Yeni bir araştırmaya göre insanın ortalama vücut sıcaklığı son 150 yılda düştü ancak düşüşün ardındaki neden belirsizliğini koruyor.
Stanford Üniversitesi Tıp Fakültesi'nden araştırmacılar insan vücudunun (ilk olarak Alman hekim Carl Reinhold August Wunderlich'in 1868'de belirlediği) 37 derecelik standarttan genel anlamda daha soğuk olduğunu gösterdi.
Yeni çalışma günümüzdeki erkeklerin vücut sıcaklığının 19 yüzyıldakilere göre 0,58 derece düştüğünü gösterirken kadınlardaki düşüş 0,32 derecede kaldı.
Bu düşüş "çevremizde son 200 yılda yaşanan ve fizyolojik değişikliklere neden olan değişimlere" bağlanıyor. Ancak çalışma, ortaya konan sebep ve sonuçların "tabiatı gereği kanıtlanamaz" kaldığını ifade ediyor.

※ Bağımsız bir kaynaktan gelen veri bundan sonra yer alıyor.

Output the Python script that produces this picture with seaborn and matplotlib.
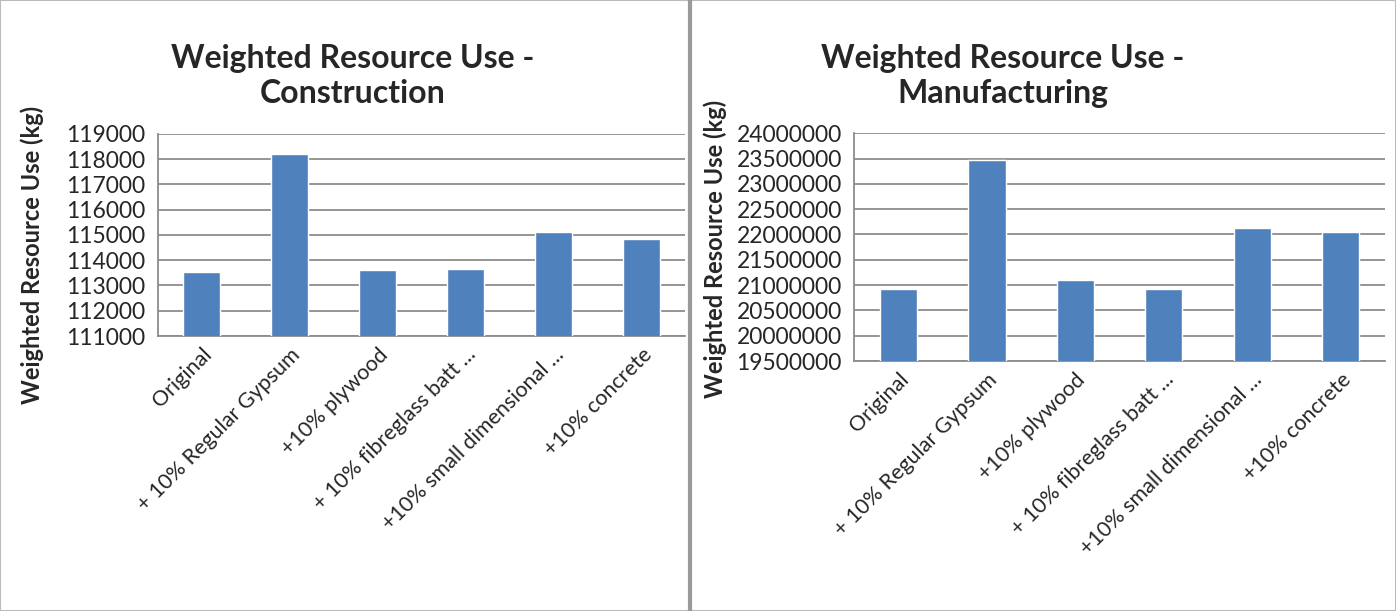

Stanford Üniversitesi'nde tıp ve sağlık araştırmaları ve politikası profesörü olan, makalenin kıdemli yazarı Julie Parsonnet şunları söylüyor:
"Sıcaklığımız insanların düşündüğü gibi değil. (...) Normal vücut sıcaklığımızın 98.6°F (37°C) olduğunu öğrenerek büyüyen herkes yanılıyor."
Araştırma bu sıcaklık düşüşüne bir dizi açıklama öneriyor. Bunların arasında insanın metabolik hızının düşmesi de yer alıyor.
Araştırmanın yazarlarına göre tıbbi müdahalelerdeki gelişmeler, artan hijyen, gıdaya erişimin kolaylaşması ve insanlara sabit bir çevre sıcaklığı sunan gelişmiş yaşam standartları gibi etkenlerin hepsi bu düşüşe katkı sağlamış olabilir.
Ekip aynı zamanda bu soğumanın nüfus genelinde görülen iltihabın azalmasına bağlı olabileceğini de öne sürüyor. Modern tıptaki gelişmeler sayesinde vücutlarımız artık daha az enfeksiyona ve hastalığa maruz kalıyor.
Dr. Parsonnet, "İltihap, metobolizmanızı harekete geçirerek vücut sıcaklığınızı yükselten her türden proteinin ve sitokinin üretimini arttırır" diyor.
"Boyumuzda ve kilomuzda değişim yaşadık ve daha soğuğuz. (Bu yeni ölçümlerin) sağlık açısından ne anlama geldiğini gerçekten bilmiyorum ama bize bir şeyler söylüyor. Bize söylediği şu: Değişiyoruz ve son 150 yılda yaptıklarımız bizi daha önce hiç yaşamadığımız biçimlerde değiştiriyor. (...) Fizyolojik anlamda şu anda geçmişte olduğumuzdan farklıyız. (...) İçinde yaşadığımız çevre değişti, (bu değişim) evlerimizin sıcaklığını, mikroorganizmalarla temasımızı ve eriştiğimiz yiyecekleri kapsıyor. (...) Tüm bunların anlamı şu: İnsanlığı sabit bir yapıya sahipmişiz ve tüm insan evrimi açısından aynıymışız gibi düşünüyoruz ama aynı değiliz. Aslında fizyolojik olarak değişiyoruz."
Araştırmacılar farklı tarihi dönemleri kapsayan üç veri kümesinden sıcaklıkları analiz etti.
En eski veri kümesi askerlik kayıtlarından, tıbbi kayıtlardan ve Amerikan İç Savaşı'ndan Birlik Kuvvetleri gazilerinin emeklilik kayıtlarından derlendi. Bu küme, 1862'yle 1930 arasındaki verileri içeriyor ve 1800'ün başlarında doğan kişileri kapsıyor.
İkinci veri kümesi 1971'le 1975, üçüncüsü ise 2007'yle 2017 arasındaki verileri içeriyor.
Çalışma kapsamında araştırmacılar söz konusu düşüşün termometre teknolojisindeki gelişmeleri yansıtma ihtimalini de araştırdı.
Ekip üç veri kümesinin içerdiği dönemlerdeki vücut sıcaklığı eğilimlerini kontrol etti ve her tarihi grup için ölçümlerin benzer termometrelerle yapıldığı varsayımına dayanarak gözlemlerinin geniş resimle uyumlu olduğu sonucuna vardı. Buna göre grupların hepsi her on yılda benzer bir düşüş yaşamıştı.